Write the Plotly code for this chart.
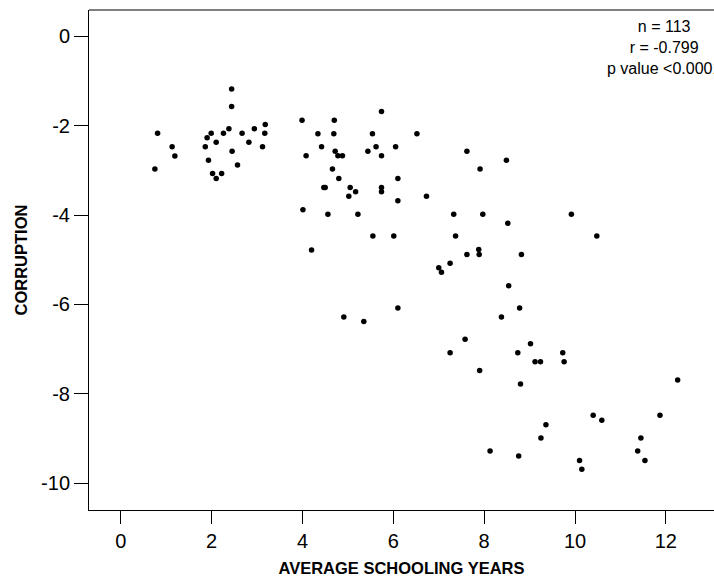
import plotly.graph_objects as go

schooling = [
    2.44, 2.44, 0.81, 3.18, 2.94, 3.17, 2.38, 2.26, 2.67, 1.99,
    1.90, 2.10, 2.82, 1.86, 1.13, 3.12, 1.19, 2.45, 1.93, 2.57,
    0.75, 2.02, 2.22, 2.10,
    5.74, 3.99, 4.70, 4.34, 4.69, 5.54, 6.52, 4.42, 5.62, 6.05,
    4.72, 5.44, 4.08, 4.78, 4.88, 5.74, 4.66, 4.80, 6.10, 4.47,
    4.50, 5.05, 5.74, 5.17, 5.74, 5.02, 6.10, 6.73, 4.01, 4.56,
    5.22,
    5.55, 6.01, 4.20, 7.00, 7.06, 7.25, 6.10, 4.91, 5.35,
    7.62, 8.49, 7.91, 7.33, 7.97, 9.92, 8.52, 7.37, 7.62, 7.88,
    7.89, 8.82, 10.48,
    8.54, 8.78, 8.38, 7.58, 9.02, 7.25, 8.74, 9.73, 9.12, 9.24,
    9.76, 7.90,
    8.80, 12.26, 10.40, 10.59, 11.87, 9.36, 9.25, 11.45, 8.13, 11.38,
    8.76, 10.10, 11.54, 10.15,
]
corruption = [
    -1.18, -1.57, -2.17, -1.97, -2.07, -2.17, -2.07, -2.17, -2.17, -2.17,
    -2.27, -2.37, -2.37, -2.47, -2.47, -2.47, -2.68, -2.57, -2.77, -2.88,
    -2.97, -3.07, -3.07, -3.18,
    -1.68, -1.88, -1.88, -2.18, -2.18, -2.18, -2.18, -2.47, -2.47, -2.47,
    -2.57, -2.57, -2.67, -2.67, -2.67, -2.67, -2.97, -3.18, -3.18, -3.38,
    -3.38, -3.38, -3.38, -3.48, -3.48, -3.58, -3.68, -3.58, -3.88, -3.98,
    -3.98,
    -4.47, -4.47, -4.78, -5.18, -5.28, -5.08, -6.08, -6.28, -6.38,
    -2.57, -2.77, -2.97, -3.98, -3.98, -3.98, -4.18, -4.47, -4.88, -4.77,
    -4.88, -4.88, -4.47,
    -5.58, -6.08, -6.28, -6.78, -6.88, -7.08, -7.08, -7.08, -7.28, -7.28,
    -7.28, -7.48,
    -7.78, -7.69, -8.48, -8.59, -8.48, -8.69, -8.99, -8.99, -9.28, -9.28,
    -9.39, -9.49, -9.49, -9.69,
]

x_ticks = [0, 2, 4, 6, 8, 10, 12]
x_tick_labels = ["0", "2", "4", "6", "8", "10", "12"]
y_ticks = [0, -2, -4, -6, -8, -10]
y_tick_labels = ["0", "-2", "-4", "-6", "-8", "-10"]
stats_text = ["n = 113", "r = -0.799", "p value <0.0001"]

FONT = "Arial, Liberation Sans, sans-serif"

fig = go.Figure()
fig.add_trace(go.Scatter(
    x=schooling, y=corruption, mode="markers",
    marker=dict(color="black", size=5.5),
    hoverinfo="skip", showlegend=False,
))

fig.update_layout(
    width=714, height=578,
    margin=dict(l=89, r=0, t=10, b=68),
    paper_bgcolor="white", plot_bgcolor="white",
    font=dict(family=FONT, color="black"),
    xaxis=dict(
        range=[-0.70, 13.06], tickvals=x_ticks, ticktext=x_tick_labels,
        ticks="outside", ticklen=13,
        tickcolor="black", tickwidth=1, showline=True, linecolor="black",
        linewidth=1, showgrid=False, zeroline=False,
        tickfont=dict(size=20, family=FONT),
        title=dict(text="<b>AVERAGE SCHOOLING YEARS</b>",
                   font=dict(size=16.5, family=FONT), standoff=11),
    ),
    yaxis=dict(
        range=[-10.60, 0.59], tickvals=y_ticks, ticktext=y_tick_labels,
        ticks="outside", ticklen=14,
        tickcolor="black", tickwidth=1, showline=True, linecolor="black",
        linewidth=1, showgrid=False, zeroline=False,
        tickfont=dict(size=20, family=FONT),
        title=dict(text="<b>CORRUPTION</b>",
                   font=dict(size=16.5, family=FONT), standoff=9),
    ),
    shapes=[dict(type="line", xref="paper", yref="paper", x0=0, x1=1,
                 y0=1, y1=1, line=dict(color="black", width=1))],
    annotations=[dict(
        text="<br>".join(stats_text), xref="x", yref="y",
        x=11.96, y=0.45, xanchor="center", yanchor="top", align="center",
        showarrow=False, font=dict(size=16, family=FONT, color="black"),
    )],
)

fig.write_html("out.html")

> [Work required]
All of the data needs repeating exactly, but the pictures do not.

> [Answer]
Write the Plotly code for this chart.
import plotly.graph_objects as go

schooling = [
    2.44, 2.44, 0.81, 3.18, 2.94, 3.17, 2.38, 2.26, 2.67, 1.99,
    1.90, 2.10, 2.82, 1.86, 1.13, 3.12, 1.19, 2.45, 1.93, 2.57,
    0.75, 2.02, 2.22, 2.10,
    5.74, 3.99, 4.70, 4.34, 4.69, 5.54, 6.52, 4.42, 5.62, 6.05,
    4.72, 5.44, 4.08, 4.78, 4.88, 5.74, 4.66, 4.80, 6.10, 4.47,
    4.50, 5.05, 5.74, 5.17, 5.74, 5.02, 6.10, 6.73, 4.01, 4.56,
    5.22,
    5.55, 6.01, 4.20, 7.00, 7.06, 7.25, 6.10, 4.91, 5.35,
    7.62, 8.49, 7.91, 7.33, 7.97, 9.92, 8.52, 7.37, 7.62, 7.88,
    7.89, 8.82, 10.48,
    8.54, 8.78, 8.38, 7.58, 9.02, 7.25, 8.74, 9.73, 9.12, 9.24,
    9.76, 7.90,
    8.80, 12.26, 10.40, 10.59, 11.87, 9.36, 9.25, 11.45, 8.13, 11.38,
    8.76, 10.10, 11.54, 10.15,
]
corruption = [
    -1.18, -1.57, -2.17, -1.97, -2.07, -2.17, -2.07, -2.17, -2.17, -2.17,
    -2.27, -2.37, -2.37, -2.47, -2.47, -2.47, -2.68, -2.57, -2.77, -2.88,
    -2.97, -3.07, -3.07, -3.18,
    -1.68, -1.88, -1.88, -2.18, -2.18, -2.18, -2.18, -2.47, -2.47, -2.47,
    -2.57, -2.57, -2.67, -2.67, -2.67, -2.67, -2.97, -3.18, -3.18, -3.38,
    -3.38, -3.38, -3.38, -3.48, -3.48, -3.58, -3.68, -3.58, -3.88, -3.98,
    -3.98,
    -4.47, -4.47, -4.78, -5.18, -5.28, -5.08, -6.08, -6.28, -6.38,
    -2.57, -2.77, -2.97, -3.98, -3.98, -3.98, -4.18, -4.47, -4.88, -4.77,
    -4.88, -4.88, -4.47,
    -5.58, -6.08, -6.28, -6.78, -6.88, -7.08, -7.08, -7.08, -7.28, -7.28,
    -7.28, -7.48,
    -7.78, -7.69, -8.48, -8.59, -8.48, -8.69, -8.99, -8.99, -9.28, -9.28,
    -9.39, -9.49, -9.49, -9.69,
]

x_ticks = [0, 2, 4, 6, 8, 10, 12]
x_tick_labels = ["0", "2", "4", "6", "8", "10", "12"]
y_ticks = [0, -2, -4, -6, -8, -10]
y_tick_labels = ["0", "-2", "-4", "-6", "-8", "-10"]
stats_text = ["n = 113", "r = -0.799", "p value <0.0001"]

FONT = "Arial, Liberation Sans, sans-serif"

fig = go.Figure()
fig.add_trace(go.Scatter(
    x=schooling, y=corruption, mode="markers",
    marker=dict(color="black", size=5.5),
    hoverinfo="skip", showlegend=False,
))

fig.update_layout(
    width=714, height=578,
    margin=dict(l=89, r=0, t=10, b=68),
    paper_bgcolor="white", plot_bgcolor="white",
    font=dict(family=FONT, color="black"),
    xaxis=dict(
        range=[-0.70, 13.06], tickvals=x_ticks, ticktext=x_tick_labels,
        ticks="outside", ticklen=13,
        tickcolor="black", tickwidth=1, showline=True, linecolor="black",
        linewidth=1, showgrid=False, zeroline=False,
        tickfont=dict(size=20, family=FONT),
        title=dict(text="<b>AVERAGE SCHOOLING YEARS</b>",
                   font=dict(size=16.5, family=FONT), standoff=11),
    ),
    yaxis=dict(
        range=[-10.60, 0.59], tickvals=y_ticks, ticktext=y_tick_labels,
        ticks="outside", ticklen=14,
        tickcolor="black", tickwidth=1, showline=True, linecolor="black",
        linewidth=1, showgrid=False, zeroline=False,
        tickfont=dict(size=20, family=FONT),
        title=dict(text="<b>CORRUPTION</b>",
                   font=dict(size=16.5, family=FONT), standoff=9),
    ),
    shapes=[dict(type="line", xref="paper", yref="paper", x0=0, x1=1,
                 y0=1, y1=1, line=dict(color="black", width=1))],
    annotations=[dict(
        text="<br>".join(stats_text), xref="x", yref="y",
        x=11.96, y=0.45, xanchor="center", yanchor="top", align="center",
        showarrow=False, font=dict(size=16, family=FONT, color="black"),
    )],
)

fig.write_html("out.html")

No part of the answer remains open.